Буквально через сутки в яме под действием аномалий отказала электроника, но мы не думали повернуть обратно. Больший риск добавлял остроты, как новый вызов. Так мы оказались в полной темноте без фонарей и ночных визиров, а свет над нами был настолько тусклым, что лунные ночи могут показаться ослепительными. В подобных условиях невозможно ориентироваться, тело начинает работать исключительно на инстинктах. Вскоре время перестало для нас существовать. Постоянный риск становится рутиной, мозг приспосабливается к нагрузкам и начинает действовать самостоятельно, но высвобожденный разум принимается зарываться в переживания, которые были упрятаны в самый дальний угол души. Чем больше я гнал мысли, тем глубже меня затягивало в ад моей войны. Говорю «моя» потому, что жизнь «моя» и смерть тоже, если бы она наступила. Умри я, исчезло бы все – война, пришельцы… Мой отец был физиком-теоретиком, очень умным человеком. Как-то он рассказывал про тонкие материи Вселенной. Я был непоседлив и плохо вникал, помню лишь одну фразу: «Наблюдая за системой, наблюдатель взаимодействует с ней. Реальность зависит от воспринимающего сознания».
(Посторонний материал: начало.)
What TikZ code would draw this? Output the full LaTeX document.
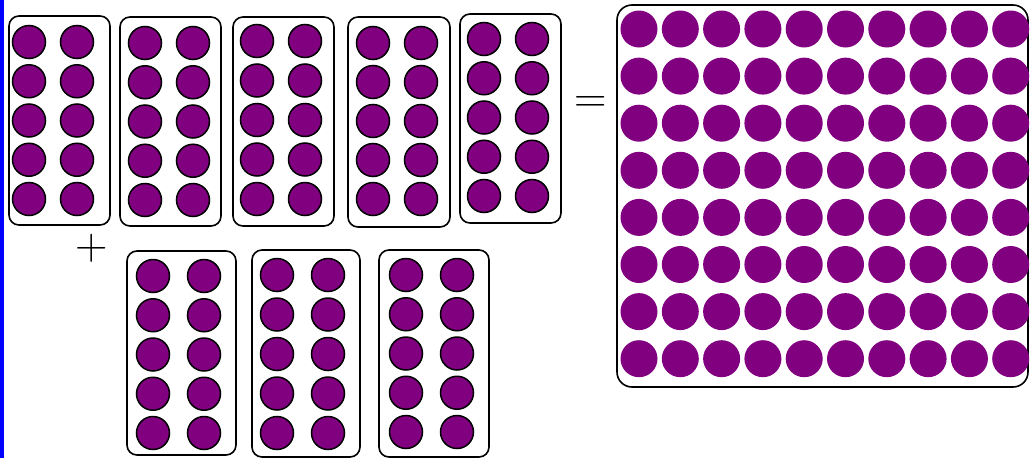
\documentclass[tikz,border=0pt]{standalone}
\usetikzlibrary{calc}
\definecolor{dotpurple}{RGB}{128,0,128}

\begin{document}
\begin{tikzpicture}[x=1pt,y=-1pt,
  frame/.style={draw, line width=1.6pt, rounded corners=10pt},
  dot/.style={draw, fill=dotpurple, line width=1.5pt},
  bigdot/.style={fill=dotpurple},
  sign/.style={font=\fontsize{45}{45}\selectfont, inner sep=0pt}]
  \useasboundingbox (0,0) rectangle (1030,458);
  \fill[blue] (0,0) rectangle (3.5,458);

  \foreach \xa/\ya/\xb/\yb/\ca/\cb/\ra/\dy in {
      9/16/110/225/29/77/42/39.25,
      120/17/221/226/145/193/43/39.25,
      233/17/334/226/257/305/41/39.5,
      348/17/450/227/373/421/43/39,
      460/14/561/223/484/532/39/39.25,
      127/251/236/455/153/204/276/39.25,
      252/250/360/457/277/328/275/39.5,
      379/250/489/457/406/457/275/39.25} {
    \draw[frame] (\xa,\ya) rectangle (\xb,\yb);
    \foreach \k in {0,...,4} {
      \draw[dot] (\ca,\ra+\k*\dy) circle (16.5);
      \draw[dot] (\cb,\ra+\k*\dy) circle (16.5);
    }
  }

  \draw[frame, rounded corners=15pt] (617,5) rectangle (1028,387);
  \foreach \i in {0,...,9}
    \foreach \j in {0,...,7}
      \fill[bigdot] (639+\i*41.3,29+\j*47.1) circle (18.5);

  \node[sign] (plus) at (92,248) {+};
  \node[sign] (equals) at (591,104) {=};
\end{tikzpicture}
\end{document}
Признаюсь, мое самолюбие разбивается при мыслях о пещерах. Как легко они изменили мой разум… Все ли настолько однозначно? Я вспоминаю, как вы, доктор, рассказывали о необъяснимой природе организмов, которых я добыл. Что они изменяют свою конструкцию, учитывая насущные потребности. Они не двигаются, а скачут в пространстве, телепортируясь из одной точки в другую. Как стало известно, они изменили мою ДНК, наделив долголетием. Бог весть какие еще открытия о сущности этих созданий откроются в будущем. Вернемся к пещерам, они стали очень личными для меня. Будто бы сознание перестало быть запертым внутри тела, а соединилось с материей в пещерах. Интересно узнать, способны ли они взаимодействовать с человеком на таком уровне, в этом случае моя теория сложилась бы удачно. Так или иначе, в яме я освободился от войны. Если цена тому помутнение рассудка, то это не так уж много. При всеобъемлемости изменений памяти нечто не подверглось забвению. Мной неосознанно двигала любовь к дочери. Я не преувеличу, если скажу, что любовь спасла мне жизнь. Я вспомнил, как Анна Штерн полезла вниз, когда мы уже возвращались на поверхность. Думаю, ее разум изменялся не меньше моего, и перестав понимать смысл восхождения, она сдалась и полезла на дно навстречу освобождению души, и вместе с тем к гибели.
Теперь о главном. Я улетаю в составе новой миссии. Я обрел долголетие, но я отказываюсь стать последним человеком. Не буду говорить, что улетаю ради спасения человечества. Я улетаю, чтобы не смотреть в глаза дочери. Да и какой из меня к черту отец? Я уже никогда не смогу стать прежним. Сопьюсь или попытаюсь свести счеты с жизнью, как большинство ветеранов? Никогда не задумывался, отчего наших детей спрятали от нас? Пустое… Сам знаешь, на планету мне путь заказан. Эх, надо было записаться на «Возмездие».
Что ж, прощай, Давид. Спасибо за веру.
Я обрел прежнего себя, но стал ли от это счастливее?
P.S.
Я узнал изображение на картине, которую ты подарил. Приземистый толстый ствол с кроной из кислотных листьев. Покопался без спроса в моем разуме? Не мог же ты изготовить картину по образу, который видел лишь я один во вселенной. Не думай, я не осуждаю, ты делал, что считал необходимым для моего излечения. И следует отдать тебе должное, терапия сработала.
На картине изображено дно ямы. Это «дерево» находиться в центре площадки, на своеобразном острове, окруженном жижей. На самом деле, это никакое не дерево, а бабочки, слившиеся в цельную фигуру. Тем не менее, дерево не самое интересное на дне ямы. Площадка вокруг усыпана останками разных инопланетных рас. Их там десятки и все разные, их морфология и снаряжение отличаются между собой. Теперь к ним присоединились два человеческих тела.
К письму прилагаю эскизы дна, которые я смог нарисовать по памяти».